##### Supplied information #####

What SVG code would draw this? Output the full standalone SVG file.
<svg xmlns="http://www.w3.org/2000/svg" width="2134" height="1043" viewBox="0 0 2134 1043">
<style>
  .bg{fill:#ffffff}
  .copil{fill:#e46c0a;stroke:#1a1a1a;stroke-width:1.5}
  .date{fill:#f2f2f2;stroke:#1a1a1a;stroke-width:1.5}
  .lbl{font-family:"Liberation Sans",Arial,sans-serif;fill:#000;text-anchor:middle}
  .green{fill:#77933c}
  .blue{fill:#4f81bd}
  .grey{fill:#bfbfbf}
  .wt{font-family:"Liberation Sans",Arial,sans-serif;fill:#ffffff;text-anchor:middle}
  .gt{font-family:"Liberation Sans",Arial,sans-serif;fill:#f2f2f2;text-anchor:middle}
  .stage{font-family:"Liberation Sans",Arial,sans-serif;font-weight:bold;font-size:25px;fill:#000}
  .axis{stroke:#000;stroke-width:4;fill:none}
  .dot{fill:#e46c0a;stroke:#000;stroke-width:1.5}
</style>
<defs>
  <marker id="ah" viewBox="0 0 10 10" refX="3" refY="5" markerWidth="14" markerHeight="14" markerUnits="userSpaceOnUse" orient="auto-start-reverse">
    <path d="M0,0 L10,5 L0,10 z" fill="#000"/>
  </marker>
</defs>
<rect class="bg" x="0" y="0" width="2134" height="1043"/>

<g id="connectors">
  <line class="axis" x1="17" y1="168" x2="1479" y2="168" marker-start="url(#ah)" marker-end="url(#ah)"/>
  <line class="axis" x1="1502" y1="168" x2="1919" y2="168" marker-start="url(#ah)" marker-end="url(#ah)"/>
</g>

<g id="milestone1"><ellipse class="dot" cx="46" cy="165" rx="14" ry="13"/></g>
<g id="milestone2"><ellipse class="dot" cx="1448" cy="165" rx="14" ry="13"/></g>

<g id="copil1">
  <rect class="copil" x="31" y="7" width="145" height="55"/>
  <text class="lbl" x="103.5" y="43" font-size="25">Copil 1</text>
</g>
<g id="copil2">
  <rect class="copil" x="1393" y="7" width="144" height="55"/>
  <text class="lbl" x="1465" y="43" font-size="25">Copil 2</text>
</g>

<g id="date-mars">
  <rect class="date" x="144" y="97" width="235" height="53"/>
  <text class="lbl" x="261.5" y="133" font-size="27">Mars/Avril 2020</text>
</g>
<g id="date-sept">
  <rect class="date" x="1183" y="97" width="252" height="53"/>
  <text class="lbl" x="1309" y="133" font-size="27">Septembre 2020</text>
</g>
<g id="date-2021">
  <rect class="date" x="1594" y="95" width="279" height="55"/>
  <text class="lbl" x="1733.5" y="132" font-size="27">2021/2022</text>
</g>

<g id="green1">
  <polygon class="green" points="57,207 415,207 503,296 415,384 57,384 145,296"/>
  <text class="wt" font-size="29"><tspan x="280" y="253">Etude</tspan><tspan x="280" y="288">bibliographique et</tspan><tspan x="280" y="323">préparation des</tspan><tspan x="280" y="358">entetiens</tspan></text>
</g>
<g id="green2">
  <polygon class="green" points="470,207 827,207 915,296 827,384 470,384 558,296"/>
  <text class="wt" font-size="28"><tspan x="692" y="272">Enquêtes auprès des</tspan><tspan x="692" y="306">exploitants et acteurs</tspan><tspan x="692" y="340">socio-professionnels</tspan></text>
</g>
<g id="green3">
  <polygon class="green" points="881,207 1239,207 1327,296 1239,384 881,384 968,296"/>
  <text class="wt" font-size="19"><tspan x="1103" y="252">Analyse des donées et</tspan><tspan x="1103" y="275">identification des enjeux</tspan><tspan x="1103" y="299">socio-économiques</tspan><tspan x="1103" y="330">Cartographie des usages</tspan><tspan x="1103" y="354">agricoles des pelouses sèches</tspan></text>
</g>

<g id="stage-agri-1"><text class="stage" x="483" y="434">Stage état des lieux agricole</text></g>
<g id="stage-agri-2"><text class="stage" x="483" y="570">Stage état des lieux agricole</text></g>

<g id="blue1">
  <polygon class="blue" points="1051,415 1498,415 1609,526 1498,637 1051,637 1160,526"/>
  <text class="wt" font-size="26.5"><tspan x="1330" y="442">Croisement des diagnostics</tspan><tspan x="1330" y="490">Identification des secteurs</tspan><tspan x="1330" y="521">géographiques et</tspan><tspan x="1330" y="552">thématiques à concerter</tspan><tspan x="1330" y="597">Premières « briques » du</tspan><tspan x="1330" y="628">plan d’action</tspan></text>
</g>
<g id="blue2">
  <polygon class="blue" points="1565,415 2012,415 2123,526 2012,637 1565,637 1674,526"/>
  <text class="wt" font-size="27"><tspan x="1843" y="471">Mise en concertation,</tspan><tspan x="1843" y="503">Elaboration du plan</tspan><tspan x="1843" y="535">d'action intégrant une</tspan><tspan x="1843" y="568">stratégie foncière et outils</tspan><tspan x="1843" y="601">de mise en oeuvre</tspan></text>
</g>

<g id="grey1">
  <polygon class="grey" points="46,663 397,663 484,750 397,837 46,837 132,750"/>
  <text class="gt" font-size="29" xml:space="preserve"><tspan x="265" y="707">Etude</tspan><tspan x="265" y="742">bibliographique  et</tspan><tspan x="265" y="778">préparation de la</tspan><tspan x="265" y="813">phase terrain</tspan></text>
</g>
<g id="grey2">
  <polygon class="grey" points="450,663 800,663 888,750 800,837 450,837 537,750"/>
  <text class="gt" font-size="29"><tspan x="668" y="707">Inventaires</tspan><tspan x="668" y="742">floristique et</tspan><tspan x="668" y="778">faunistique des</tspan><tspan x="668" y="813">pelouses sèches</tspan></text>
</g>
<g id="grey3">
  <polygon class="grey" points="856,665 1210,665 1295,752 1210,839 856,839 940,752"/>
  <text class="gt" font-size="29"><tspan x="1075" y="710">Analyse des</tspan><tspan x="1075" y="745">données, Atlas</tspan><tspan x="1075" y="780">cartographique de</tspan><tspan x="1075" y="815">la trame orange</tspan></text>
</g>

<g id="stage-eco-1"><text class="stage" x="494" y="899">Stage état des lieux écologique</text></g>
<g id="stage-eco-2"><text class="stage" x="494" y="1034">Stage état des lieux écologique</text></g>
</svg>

#####

Aim: Write the listing out again, exactly as shown above.

Correct answer:
What SVG code would draw this? Output the full standalone SVG file.
<svg xmlns="http://www.w3.org/2000/svg" width="2134" height="1043" viewBox="0 0 2134 1043">
<style>
  .bg{fill:#ffffff}
  .copil{fill:#e46c0a;stroke:#1a1a1a;stroke-width:1.5}
  .date{fill:#f2f2f2;stroke:#1a1a1a;stroke-width:1.5}
  .lbl{font-family:"Liberation Sans",Arial,sans-serif;fill:#000;text-anchor:middle}
  .green{fill:#77933c}
  .blue{fill:#4f81bd}
  .grey{fill:#bfbfbf}
  .wt{font-family:"Liberation Sans",Arial,sans-serif;fill:#ffffff;text-anchor:middle}
  .gt{font-family:"Liberation Sans",Arial,sans-serif;fill:#f2f2f2;text-anchor:middle}
  .stage{font-family:"Liberation Sans",Arial,sans-serif;font-weight:bold;font-size:25px;fill:#000}
  .axis{stroke:#000;stroke-width:4;fill:none}
  .dot{fill:#e46c0a;stroke:#000;stroke-width:1.5}
</style>
<defs>
  <marker id="ah" viewBox="0 0 10 10" refX="3" refY="5" markerWidth="14" markerHeight="14" markerUnits="userSpaceOnUse" orient="auto-start-reverse">
    <path d="M0,0 L10,5 L0,10 z" fill="#000"/>
  </marker>
</defs>
<rect class="bg" x="0" y="0" width="2134" height="1043"/>

<g id="connectors">
  <line class="axis" x1="17" y1="168" x2="1479" y2="168" marker-start="url(#ah)" marker-end="url(#ah)"/>
  <line class="axis" x1="1502" y1="168" x2="1919" y2="168" marker-start="url(#ah)" marker-end="url(#ah)"/>
</g>

<g id="milestone1"><ellipse class="dot" cx="46" cy="165" rx="14" ry="13"/></g>
<g id="milestone2"><ellipse class="dot" cx="1448" cy="165" rx="14" ry="13"/></g>

<g id="copil1">
  <rect class="copil" x="31" y="7" width="145" height="55"/>
  <text class="lbl" x="103.5" y="43" font-size="25">Copil 1</text>
</g>
<g id="copil2">
  <rect class="copil" x="1393" y="7" width="144" height="55"/>
  <text class="lbl" x="1465" y="43" font-size="25">Copil 2</text>
</g>

<g id="date-mars">
  <rect class="date" x="144" y="97" width="235" height="53"/>
  <text class="lbl" x="261.5" y="133" font-size="27">Mars/Avril 2020</text>
</g>
<g id="date-sept">
  <rect class="date" x="1183" y="97" width="252" height="53"/>
  <text class="lbl" x="1309" y="133" font-size="27">Septembre 2020</text>
</g>
<g id="date-2021">
  <rect class="date" x="1594" y="95" width="279" height="55"/>
  <text class="lbl" x="1733.5" y="132" font-size="27">2021/2022</text>
</g>

<g id="green1">
  <polygon class="green" points="57,207 415,207 503,296 415,384 57,384 145,296"/>
  <text class="wt" font-size="29"><tspan x="280" y="253">Etude</tspan><tspan x="280" y="288">bibliographique et</tspan><tspan x="280" y="323">préparation des</tspan><tspan x="280" y="358">entetiens</tspan></text>
</g>
<g id="green2">
  <polygon class="green" points="470,207 827,207 915,296 827,384 470,384 558,296"/>
  <text class="wt" font-size="28"><tspan x="692" y="272">Enquêtes auprès des</tspan><tspan x="692" y="306">exploitants et acteurs</tspan><tspan x="692" y="340">socio-professionnels</tspan></text>
</g>
<g id="green3">
  <polygon class="green" points="881,207 1239,207 1327,296 1239,384 881,384 968,296"/>
  <text class="wt" font-size="19"><tspan x="1103" y="252">Analyse des donées et</tspan><tspan x="1103" y="275">identification des enjeux</tspan><tspan x="1103" y="299">socio-économiques</tspan><tspan x="1103" y="330">Cartographie des usages</tspan><tspan x="1103" y="354">agricoles des pelouses sèches</tspan></text>
</g>

<g id="stage-agri-1"><text class="stage" x="483" y="434">Stage état des lieux agricole</text></g>
<g id="stage-agri-2"><text class="stage" x="483" y="570">Stage état des lieux agricole</text></g>

<g id="blue1">
  <polygon class="blue" points="1051,415 1498,415 1609,526 1498,637 1051,637 1160,526"/>
  <text class="wt" font-size="26.5"><tspan x="1330" y="442">Croisement des diagnostics</tspan><tspan x="1330" y="490">Identification des secteurs</tspan><tspan x="1330" y="521">géographiques et</tspan><tspan x="1330" y="552">thématiques à concerter</tspan><tspan x="1330" y="597">Premières « briques » du</tspan><tspan x="1330" y="628">plan d’action</tspan></text>
</g>
<g id="blue2">
  <polygon class="blue" points="1565,415 2012,415 2123,526 2012,637 1565,637 1674,526"/>
  <text class="wt" font-size="27"><tspan x="1843" y="471">Mise en concertation,</tspan><tspan x="1843" y="503">Elaboration du plan</tspan><tspan x="1843" y="535">d'action intégrant une</tspan><tspan x="1843" y="568">stratégie foncière et outils</tspan><tspan x="1843" y="601">de mise en oeuvre</tspan></text>
</g>

<g id="grey1">
  <polygon class="grey" points="46,663 397,663 484,750 397,837 46,837 132,750"/>
  <text class="gt" font-size="29" xml:space="preserve"><tspan x="265" y="707">Etude</tspan><tspan x="265" y="742">bibliographique  et</tspan><tspan x="265" y="778">préparation de la</tspan><tspan x="265" y="813">phase terrain</tspan></text>
</g>
<g id="grey2">
  <polygon class="grey" points="450,663 800,663 888,750 800,837 450,837 537,750"/>
  <text class="gt" font-size="29"><tspan x="668" y="707">Inventaires</tspan><tspan x="668" y="742">floristique et</tspan><tspan x="668" y="778">faunistique des</tspan><tspan x="668" y="813">pelouses sèches</tspan></text>
</g>
<g id="grey3">
  <polygon class="grey" points="856,665 1210,665 1295,752 1210,839 856,839 940,752"/>
  <text class="gt" font-size="29"><tspan x="1075" y="710">Analyse des</tspan><tspan x="1075" y="745">données, Atlas</tspan><tspan x="1075" y="780">cartographique de</tspan><tspan x="1075" y="815">la trame orange</tspan></text>
</g>

<g id="stage-eco-1"><text class="stage" x="494" y="899">Stage état des lieux écologique</text></g>
<g id="stage-eco-2"><text class="stage" x="494" y="1034">Stage état des lieux écologique</text></g>
</svg>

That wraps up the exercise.